▶ _WORK TO BE COMPLETED_:
Transcribe every line, keeping it exact.

'''

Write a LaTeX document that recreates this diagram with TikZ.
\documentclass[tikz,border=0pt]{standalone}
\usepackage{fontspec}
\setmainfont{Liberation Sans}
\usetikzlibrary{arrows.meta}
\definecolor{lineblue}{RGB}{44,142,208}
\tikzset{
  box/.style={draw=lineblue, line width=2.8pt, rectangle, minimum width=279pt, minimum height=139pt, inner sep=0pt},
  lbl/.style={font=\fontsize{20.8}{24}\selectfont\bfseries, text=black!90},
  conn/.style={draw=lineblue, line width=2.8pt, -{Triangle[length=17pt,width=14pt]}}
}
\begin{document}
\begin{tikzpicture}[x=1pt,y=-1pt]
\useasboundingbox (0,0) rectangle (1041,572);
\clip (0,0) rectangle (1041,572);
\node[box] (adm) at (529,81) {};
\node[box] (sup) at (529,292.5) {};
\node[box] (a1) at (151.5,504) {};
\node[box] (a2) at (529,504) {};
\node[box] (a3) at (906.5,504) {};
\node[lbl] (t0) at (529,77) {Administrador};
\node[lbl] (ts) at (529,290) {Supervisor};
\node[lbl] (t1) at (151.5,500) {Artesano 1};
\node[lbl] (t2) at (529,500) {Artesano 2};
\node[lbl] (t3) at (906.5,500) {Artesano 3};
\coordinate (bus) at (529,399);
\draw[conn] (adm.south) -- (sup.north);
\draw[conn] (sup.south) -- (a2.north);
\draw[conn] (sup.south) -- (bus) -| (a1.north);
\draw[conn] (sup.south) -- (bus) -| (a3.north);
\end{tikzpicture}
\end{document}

'''

▶ _SOLUTION TO THE PROBLEM_:
Write a LaTeX document that recreates this diagram with TikZ.
\documentclass[tikz,border=0pt]{standalone}
\usepackage{fontspec}
\setmainfont{Liberation Sans}
\usetikzlibrary{arrows.meta}
\definecolor{lineblue}{RGB}{44,142,208}
\tikzset{
  box/.style={draw=lineblue, line width=2.8pt, rectangle, minimum width=279pt, minimum height=139pt, inner sep=0pt},
  lbl/.style={font=\fontsize{20.8}{24}\selectfont\bfseries, text=black!90},
  conn/.style={draw=lineblue, line width=2.8pt, -{Triangle[length=17pt,width=14pt]}}
}
\begin{document}
\begin{tikzpicture}[x=1pt,y=-1pt]
\useasboundingbox (0,0) rectangle (1041,572);
\clip (0,0) rectangle (1041,572);
\node[box] (adm) at (529,81) {};
\node[box] (sup) at (529,292.5) {};
\node[box] (a1) at (151.5,504) {};
\node[box] (a2) at (529,504) {};
\node[box] (a3) at (906.5,504) {};
\node[lbl] (t0) at (529,77) {Administrador};
\node[lbl] (ts) at (529,290) {Supervisor};
\node[lbl] (t1) at (151.5,500) {Artesano 1};
\node[lbl] (t2) at (529,500) {Artesano 2};
\node[lbl] (t3) at (906.5,500) {Artesano 3};
\coordinate (bus) at (529,399);
\draw[conn] (adm.south) -- (sup.north);
\draw[conn] (sup.south) -- (a2.north);
\draw[conn] (sup.south) -- (bus) -| (a1.north);
\draw[conn] (sup.south) -- (bus) -| (a3.north);
\end{tikzpicture}
\end{document}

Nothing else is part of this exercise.